MuRF

Unlocking the Multi-Scale Potential of Vision Foundation Models

arXiv
Equal Contribution *Equal Second Author
University of Wisconsin-Madison

🔥[NEW!] We propose MuRF, a simple yet universally effective strategy to improve performance of VFMs at inference time.

Abstract

Vision Foundation Models (VFMs) have become the cornerstone of modern computer vision, offering robust representations across a wide array of tasks. While recent advances allow these models to handle varying input sizes during training, inference typically remains restricted to a single, fixed scale. This prevalent single-scale paradigm overlooks a fundamental property of visual perception: varying resolutions offer complementary inductive biases, where low-resolution views excel at global semantic recognition and high-resolution views are essential for fine-grained refinement. In this work, we propose Multi-Resolution Fusion (MuRF), a simple yet universally effective strategy to harness this synergy at inference time. Instead of relying on a single view, MuRF constructs a unified representation by processing an image at multiple resolutions through a frozen VFM and fusing the resulting features. The universality of MuRF is its most compelling attribute. It is not tied to a specific architecture, serving instead as a fundamental, training-free enhancement to visual representation. We empirically validate this by applying MuRF to a broad spectrum of critical computer vision tasks across multiple distinct VFM families - primarily DINOv2, but also demonstrating successful generalization to contrastive models like SigLIP2.

Approach

Our goal is to extract a universal, scale-robust visual representation from a frozen Vision Foundation Model (VFM). The core of MuRF is motivated by a fundamental property of visual perception: low resolutions capture global context for robust recognition, while high resolutions provide fine-grained detail for precise refinement.

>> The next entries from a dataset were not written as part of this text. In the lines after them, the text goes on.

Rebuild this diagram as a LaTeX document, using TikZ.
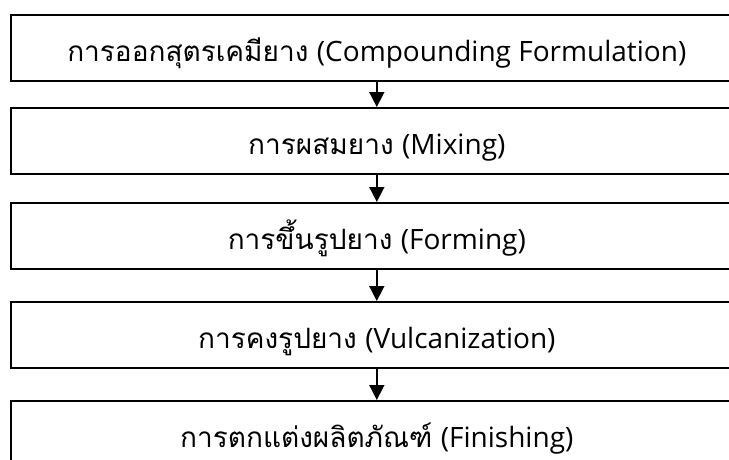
\documentclass[tikz,border=0pt]{standalone}
\usepackage{fontspec}
\newfontfamily\thaifont[Script=Thai]{Loma}
\newfontfamily\latfont{Open Sans}
\usetikzlibrary{arrows.meta}
\tikzset{
  stepbox/.style={draw=black, line width=1.6pt, minimum width=732pt, minimum height=66pt,
    inner sep=0pt, text height=28pt, text depth=0pt, anchor=north west, fill=white},
  flowarrow/.style={line width=1.6pt, -{Triangle[width=15pt,length=15pt]}}
}
\newcommand{\tline}[2]{{\thaifont #1} {\latfont #2}}
\begin{document}
\begin{tikzpicture}[x=1pt,y=-1pt,font=\fontsize{28pt}{32pt}\selectfont]
\useasboundingbox (0,0) rectangle (729,459);
\node[stepbox] (b1) at (10,14) {\tline{การออกสุตรเคมียาง}{(Compounding Formulation)}};
\node[stepbox] (b2) at (10,107) {\tline{การผสมยาง}{(Mixing)}};
\node[stepbox] (b3) at (10,202) {\tline{การขึ้นรูปยาง}{(Forming)}};
\node[stepbox] (b4) at (10,301) {\tline{การคงรูปยาง}{(Vulcanization)}};
\node[stepbox] (b5) at (10,400) {\tline{การตกแต่งผลิตภัณฑ์}{(Finishing)}};
\draw[flowarrow] (b1.south) -- (b2.north);
\draw[flowarrow] (b2.south) -- (b3.north);
\draw[flowarrow] (b3.south) -- (b4.north);
\draw[flowarrow] (b4.south) -- (b5.north);
\end{tikzpicture}
\end{document}
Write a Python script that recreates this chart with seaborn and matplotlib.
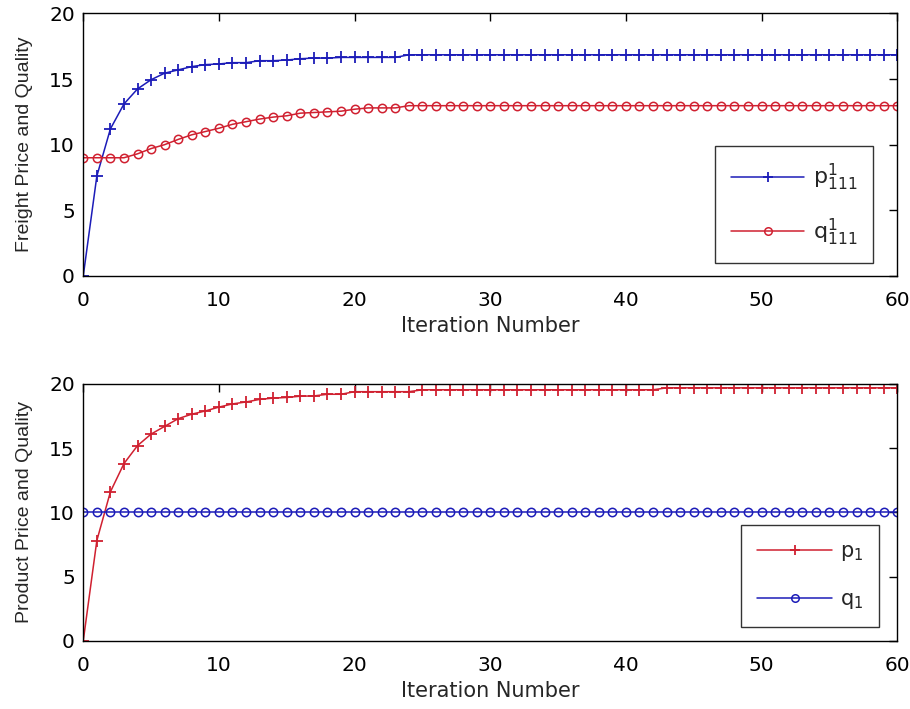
import numpy as np
import pandas as pd
import matplotlib
matplotlib.use("Agg")
import matplotlib.pyplot as plt
import seaborn as sns

# ---------------- data ----------------
iterations = list(range(0, 61))

freight_price = ([0.0, 7.6, 11.2, 13.1, 14.25, 14.95, 15.45, 15.7, 15.95, 16.1,
                  16.15, 16.25, 16.25, 16.4, 16.4, 16.45, 16.55, 16.6, 16.6, 16.65,
                  16.65, 16.65, 16.65, 16.65] + [16.85] * 37)
freight_quality = ([9.0, 9.0, 9.0, 9.0, 9.3, 9.7, 10.0, 10.4, 10.75, 11.0,
                    11.25, 11.55, 11.75, 11.95, 12.1, 12.2, 12.4, 12.45, 12.5, 12.55,
                    12.7, 12.8, 12.8, 12.8] + [12.97] * 37)
product_price = ([0.0, 7.8, 11.6, 13.8, 15.2, 16.1, 16.7, 17.3, 17.65, 17.9,
                  18.2, 18.45, 18.6, 18.8, 18.9, 18.95, 19.05, 19.07, 19.2, 19.2]
                 + [19.4] * 5 + [19.55] * 18 + [19.7] * 18)
product_quality = [10.0] * 61

top_labels = [r'$\mathregular{p^1_{111}}$', r'$\mathregular{q^1_{111}}$']
bottom_labels = [r'$\mathregular{p_1}$', r'$\mathregular{q_1}$']
xticks = [0, 10, 20, 30, 40, 50, 60]
yticks = [0, 5, 10, 15, 20]

BLUE = '#1c1cb8'
RED = '#d02030'

sns.set_style('white')
plt.rcParams['font.family'] = ['DejaVu Sans']
plt.rcParams['mathtext.fontset'] = 'dejavusans'

fig = plt.figure(figsize=(9.1, 7.09), dpi=100)
ax1 = fig.add_axes([0.0915, 0.611, 0.8945, 0.370])
ax2 = fig.add_axes([0.0915, 0.0963, 0.8945, 0.3621])

df_top = pd.DataFrame({'it': iterations, 'p': freight_price, 'q': freight_quality})
df_bot = pd.DataFrame({'it': iterations, 'p': product_price, 'q': product_quality})

def draw(ax, df, c_p, c_q, labels):
    sns.lineplot(data=df, x='it', y='p', ax=ax, color=c_p, marker='+',
                 markersize=8, markeredgewidth=1.3, markeredgecolor=c_p,
                 linewidth=1.1, label=labels[0])
    sns.lineplot(data=df, x='it', y='q', ax=ax, color=c_q, marker='o',
                 markersize=6, markerfacecolor='none', markeredgecolor=c_q,
                 markeredgewidth=1.1, linewidth=1.1, label=labels[1])

draw(ax1, df_top, BLUE, RED, top_labels)
draw(ax2, df_bot, RED, BLUE, bottom_labels)

for ax, ylabel in [(ax1, 'Freight Price and Quality'), (ax2, 'Product Price and Quality')]:
    ax.set_xlim(0, 60)
    ax.set_ylim(0, 20)
    ax.set_xticks(xticks)
    ax.set_yticks(yticks)
    ax.tick_params(direction='in', length=6, width=1, top=True, right=True,
                   labelsize=14.5, colors='black')
    ax.tick_params(axis='x', pad=11)
    ax.tick_params(axis='y', pad=6)
    ax.set_xlabel('Iteration Number', fontsize=15, labelpad=4)
    ax.set_ylabel(ylabel, fontsize=14, labelpad=12, family='Liberation Sans')
    for s in ax.spines.values():
        s.set_color('black')
        s.set_linewidth(1.0)
        s.set_visible(True)

leg1 = ax1.legend(loc='lower right', bbox_to_anchor=(0.9705, 0.048), fontsize=16,
                  frameon=True, fancybox=False, edgecolor='black', handlelength=3.3,
                  labelspacing=1.05, borderpad=0.7, handletextpad=0.4,
                  borderaxespad=0, markerscale=0.9)
leg1.get_frame().set_linewidth(1.0)
leg2 = ax2.legend(loc='lower right', bbox_to_anchor=(0.978, 0.055), fontsize=15,
                  frameon=True, fancybox=False, edgecolor='black', handlelength=3.6,
                  labelspacing=1.25, borderpad=0.75, handletextpad=0.4,
                  borderaxespad=0, markerscale=0.9)
leg2.get_frame().set_linewidth(1.0)

fig.savefig('out.png', dpi=100)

MuRF Architecture Pipeline

Overview of Multi-Resolution Fusion (MuRF). We process an image pyramid through a frozen VFM, upsample the resulting feature maps to a common spatial resolution, and concatenate them channel-wise.

Multi-Resolution Feature Fusion

MuRF builds a feature pyramid directly from the input space. We resize the image to a set of scaling factors and pass each view through a frozen VFM encoder.

Crucially, these patch-level feature maps are upsampled to a target spatial resolution and concatenated along the channel dimension. This creates a single, unified tensor that is spatially rich, semantically deep, and explicitly preserves the orthogonal signals of both macro and micro views without the destructive interference caused by mean-pooling or summation.

Task-Specific Adaptation

The resulting multi-resolution representation is inherently task-agnostic. We adapt it to various domains by attaching lightweight, task-specific heads while keeping the heavy VFM backbone completely frozen:

  • Dense Prediction: For tasks like semantic segmentation and depth estimation, we apply a simple convolutional head (e.g., a 1×1 convolution) to project the concatenated channels directly to the target output space.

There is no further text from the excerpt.